In a service industry organisation I worked for one of the fundamental drivers was the ability to accept reservations via phone, fax or email. Unfortunately, all three systems were old and this outdated infrastructure, coupled with a lack of formal systems, processes and etiquette around customer service standards, resulted in frustrated customers and frustrated staff dealing with customer complaints. The impact on the business brand resulted in significant potential revenue loss and a weakening in the value of the brand.

The obvious way to fix this was to upgrade the technology and provide training on customer service etiquette. We set about doing this but the real issue was a broader understanding of the total business process and what we were trying to improve. Within the balanced scorecard the link is ultimately the customer and identifying our strategy and/or value proposition. In this scenario it was “customer intimacy” and understanding how that cascaded through the organisation.

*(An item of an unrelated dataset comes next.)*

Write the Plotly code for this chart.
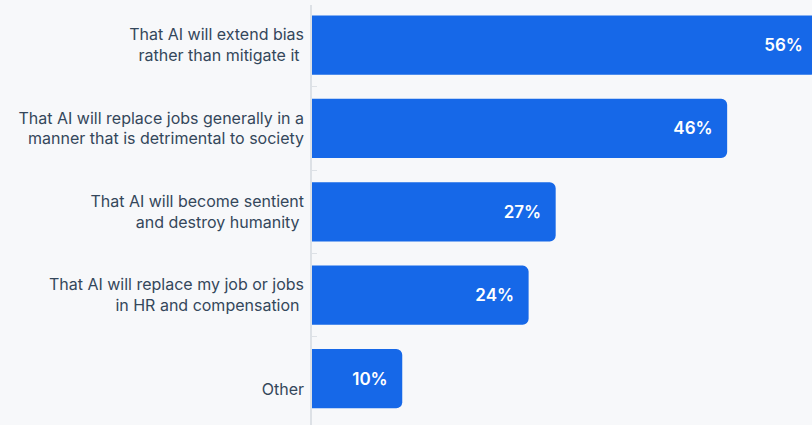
import plotly.graph_objects as go

# Survey answers (top to bottom) and share of respondents, in percent
concerns = [
    "That AI will extend bias<br>rather than mitigate it\u00a0",
    "That AI will replace jobs generally in a<br>manner that is detrimental to society",
    "That AI will become sentient<br>and destroy humanity\u00a0",
    "That AI will replace my job or jobs<br>in HR and compensation\u00a0",
    "\u00a0<br>Other",
]
shares = [56, 46, 27, 24, 10]

BG = "#f7f8fa"
BAR = "#1668e8"
LABEL = "#34475b"
AXIS = "#dde1e6"

fig = go.Figure(
    go.Bar(
        x=shares,
        y=concerns,
        orientation="h",
        marker=dict(color=BAR, line=dict(width=0)),
        texttemplate="%{x}%\u00a0\u00a0",
        textposition="inside",
        insidetextanchor="end",
        textangle=0,
        insidetextfont=dict(family="Inter", size=17, color="white", weight=600),
        hoverinfo="skip",
    )
)

fig.update_layout(
    width=812,
    height=425,
    margin=dict(l=312, r=0, t=5, b=0),
    paper_bgcolor=BG,
    plot_bgcolor=BG,
    bargap=0.29,
    barcornerradius=6,
    showlegend=False,
    font=dict(family="Inter", size=16, color=LABEL),
)

fig.update_xaxes(
    range=[0, 55.4],
    visible=False,
    showgrid=False,
    zeroline=False,
    fixedrange=True,
)

fig.update_yaxes(
    type="category",
    range=[4.556, -0.48],
    showgrid=False,
    zeroline=False,
    showline=True,
    linecolor=AXIS,
    linewidth=1.5,
    ticks="inside",
    tickson="boundaries",
    ticklen=5,
    tickcolor=AXIS,
    tickwidth=1,
    ticklabelstandoff=3,
    tickfont=dict(family="Inter", size=16, color=LABEL),
    fixedrange=True,
)

fig.write_html("out.html", config={"displayModeBar": False})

What systems do we need to be good at?

We examined the touch points, from first to post contact. By exploring all the touch points we were able to identify a number of systems that needed focus:

  1. Distribution/information channels i.e. how were customers finding out about us? Did we have appropriate software to track this information and ultimately analyse it to continuously improve how we did business?
  2. When customers decided to contact us, how effective was our technology? Did it need to be integrated with website, CRM system, booking system etc?
  3. What standard of customer service levels did we think were acceptable and matched our brand i.e. phonecalls answered within three rings, emails returned with 24 hours etc?
  4. How did we distribute information throughout the organisation?
  5. What reporting mechanisms did we have in place?

Through the Balanced Scorecard framework, by examining internal processes, we are encouraged to look at the whole business process which ultimately increases customer and staff satisfaction; targets spend and focuses us on selecting appropriate technology and training systems.